Every now and then a film comes along featuring an actor seemingly playing him/herself.  As an audience, we bring our preconceptions to the table, adding our media-fueled imaginings to the mix. It happened last year when Michael Keaton played a former superhero trying to reclaim his career in “Birdman”. Now the lines are blurred between Elle Reid, a gay, feminist septuagenarian and Lily Tomlin, the woman who portrays her in “Grandma”, the wickedly funny, deeply poignant new film written and directed by Paul Weitz (“About a Boy”).

There is more to Tomlin of course than the fact that she is in her 70s, gay and a strong female role model. She is also known as a whip-smart wit with a quick tongue, characteristics that Elle shares. Elle’s acerbic, “take no prisoners” attitude forms the carapace of Tomlin’s performance, but there is also a deep well of bottled up, painful emotion peaking through. And there we are left to surmise at the similarities between screen and real life.

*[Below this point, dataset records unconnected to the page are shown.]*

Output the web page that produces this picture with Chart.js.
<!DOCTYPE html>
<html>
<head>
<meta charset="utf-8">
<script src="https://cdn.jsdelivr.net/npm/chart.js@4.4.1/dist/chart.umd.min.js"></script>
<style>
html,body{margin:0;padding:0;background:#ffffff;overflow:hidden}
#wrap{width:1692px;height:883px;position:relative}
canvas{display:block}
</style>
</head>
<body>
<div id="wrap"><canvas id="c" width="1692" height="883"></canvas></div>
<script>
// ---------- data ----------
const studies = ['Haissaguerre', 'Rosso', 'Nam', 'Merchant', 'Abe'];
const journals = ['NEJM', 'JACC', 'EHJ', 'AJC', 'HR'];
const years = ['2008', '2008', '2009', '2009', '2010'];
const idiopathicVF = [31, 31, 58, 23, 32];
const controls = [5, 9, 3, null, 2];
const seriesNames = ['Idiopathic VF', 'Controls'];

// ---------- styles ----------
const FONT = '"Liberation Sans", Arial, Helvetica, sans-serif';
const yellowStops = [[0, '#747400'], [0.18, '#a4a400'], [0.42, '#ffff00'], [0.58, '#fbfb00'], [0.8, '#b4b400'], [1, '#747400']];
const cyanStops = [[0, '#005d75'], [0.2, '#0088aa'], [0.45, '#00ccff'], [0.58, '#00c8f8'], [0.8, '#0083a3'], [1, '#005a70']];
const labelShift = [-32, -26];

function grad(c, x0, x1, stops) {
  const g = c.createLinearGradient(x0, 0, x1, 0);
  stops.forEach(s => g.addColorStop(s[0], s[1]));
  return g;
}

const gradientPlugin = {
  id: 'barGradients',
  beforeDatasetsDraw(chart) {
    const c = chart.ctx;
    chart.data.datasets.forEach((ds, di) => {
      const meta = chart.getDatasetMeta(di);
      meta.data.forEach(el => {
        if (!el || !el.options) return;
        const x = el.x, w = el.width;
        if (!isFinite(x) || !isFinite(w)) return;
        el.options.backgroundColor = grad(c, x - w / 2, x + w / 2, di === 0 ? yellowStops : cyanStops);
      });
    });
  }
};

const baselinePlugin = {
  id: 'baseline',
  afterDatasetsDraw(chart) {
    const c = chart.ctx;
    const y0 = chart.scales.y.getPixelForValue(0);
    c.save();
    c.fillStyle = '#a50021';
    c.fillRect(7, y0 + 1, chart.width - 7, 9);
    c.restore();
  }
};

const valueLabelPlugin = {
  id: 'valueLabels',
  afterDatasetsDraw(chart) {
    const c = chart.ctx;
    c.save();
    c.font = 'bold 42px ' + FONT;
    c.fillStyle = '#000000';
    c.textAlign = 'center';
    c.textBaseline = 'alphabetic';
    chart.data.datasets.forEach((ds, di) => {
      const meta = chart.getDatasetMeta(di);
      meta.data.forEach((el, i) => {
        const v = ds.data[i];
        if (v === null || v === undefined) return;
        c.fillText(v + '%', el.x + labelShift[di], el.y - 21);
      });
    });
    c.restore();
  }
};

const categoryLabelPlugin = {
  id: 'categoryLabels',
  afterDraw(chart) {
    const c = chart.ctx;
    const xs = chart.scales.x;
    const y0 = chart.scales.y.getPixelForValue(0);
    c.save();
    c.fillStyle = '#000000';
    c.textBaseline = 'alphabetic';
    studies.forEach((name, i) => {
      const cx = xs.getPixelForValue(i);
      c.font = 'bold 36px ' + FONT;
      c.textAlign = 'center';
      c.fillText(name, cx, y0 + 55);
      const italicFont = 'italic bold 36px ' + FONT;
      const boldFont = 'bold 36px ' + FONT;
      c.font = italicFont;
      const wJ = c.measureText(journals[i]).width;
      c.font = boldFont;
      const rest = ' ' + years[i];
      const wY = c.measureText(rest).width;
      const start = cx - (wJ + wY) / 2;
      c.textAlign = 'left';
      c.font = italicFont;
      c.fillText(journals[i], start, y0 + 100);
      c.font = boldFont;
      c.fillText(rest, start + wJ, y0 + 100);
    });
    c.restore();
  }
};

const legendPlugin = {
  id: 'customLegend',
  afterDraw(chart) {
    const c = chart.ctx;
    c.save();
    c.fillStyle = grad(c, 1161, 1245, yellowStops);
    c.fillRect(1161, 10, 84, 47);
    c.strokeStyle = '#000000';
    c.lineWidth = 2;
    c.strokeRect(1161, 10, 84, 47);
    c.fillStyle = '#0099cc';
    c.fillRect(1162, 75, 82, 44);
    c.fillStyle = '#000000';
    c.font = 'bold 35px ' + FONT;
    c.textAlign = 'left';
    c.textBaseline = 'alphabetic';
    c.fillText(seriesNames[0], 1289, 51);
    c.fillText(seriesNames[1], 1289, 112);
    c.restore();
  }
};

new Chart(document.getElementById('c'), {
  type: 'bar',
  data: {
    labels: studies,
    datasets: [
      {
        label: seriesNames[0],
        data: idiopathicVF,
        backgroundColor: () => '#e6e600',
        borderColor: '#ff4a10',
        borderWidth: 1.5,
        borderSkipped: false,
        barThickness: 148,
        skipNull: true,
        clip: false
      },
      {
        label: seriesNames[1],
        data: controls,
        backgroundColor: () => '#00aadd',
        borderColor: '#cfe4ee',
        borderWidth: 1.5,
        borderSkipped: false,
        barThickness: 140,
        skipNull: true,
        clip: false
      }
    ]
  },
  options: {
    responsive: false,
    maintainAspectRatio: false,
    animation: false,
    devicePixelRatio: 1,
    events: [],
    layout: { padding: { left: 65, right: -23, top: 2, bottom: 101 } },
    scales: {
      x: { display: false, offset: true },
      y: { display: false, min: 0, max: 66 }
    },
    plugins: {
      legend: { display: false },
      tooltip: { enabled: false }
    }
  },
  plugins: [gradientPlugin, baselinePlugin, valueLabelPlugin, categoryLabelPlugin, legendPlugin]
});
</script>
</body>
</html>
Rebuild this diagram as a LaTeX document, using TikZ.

Elle is a writer of poetry who hasn’t published in years. Her older work is the kind that makes it into every Liberal Arts school women’s studies curriculum. She hasn’t written anything of note since Violet the love of her life passed away. Together they had a daughter Judy (Marcia Gay Harden), but Elle and she are not close. After a brutally honest breakup with her current girlfriend, Elle gets a visit from her granddaughter Sage (Julia Garner) who announces that she is pregnant and needs money for the abortion. Elle is flat broke and the two women embark on a picaresque quest to collect the amount from various friends and ex-lovers.

The word abortion is not often heard in movies. In fact the Motion Picture Production Code issued a guideline in 1956 that the topic be discouraged and the actual word not be used.  Recently, the taboo around the subject has shown signs of crumbling, although screen characters still mostly choose adoption (“Juno”) or motherhood (“Knocked Up”). There are many oh so convenient, cinematic false alarms. Last year’s “Obvious Child” took the bold move to show its protagonist going through with the procedure and “Grandma” equally stays strong in its commitment to real women’s issues with real outcomes.

Ultimately “Grandma” is a movie about being a woman and a mother and about the choices those roles engender. Weitz so cleverly weaves the “heavy” stuff in among the humor stemming from Elle’s bull-in-a-china-shop persona, that you don’t realize how moved you are until the very end. Notable appearances by Judy Greer, Laverne Cox and especially Sam Elliott enrich the road-trip. Elliott tops off a lifetime of macho sexiness with a heart-breaking, perfectly calibrated performance.

With roles for women “of a certain age” making a strong showing this year (Blythe Danner in “I’ll see you in my Dreams”, Helen Mirren in “Woman in Gold”, Meryl Streep in “Ricki and The Flash”), Tomlin continues to forge the way.  She appears in every barb-laced scene of “Grandma”, and skillfully commands our attention for its short, but potent running time.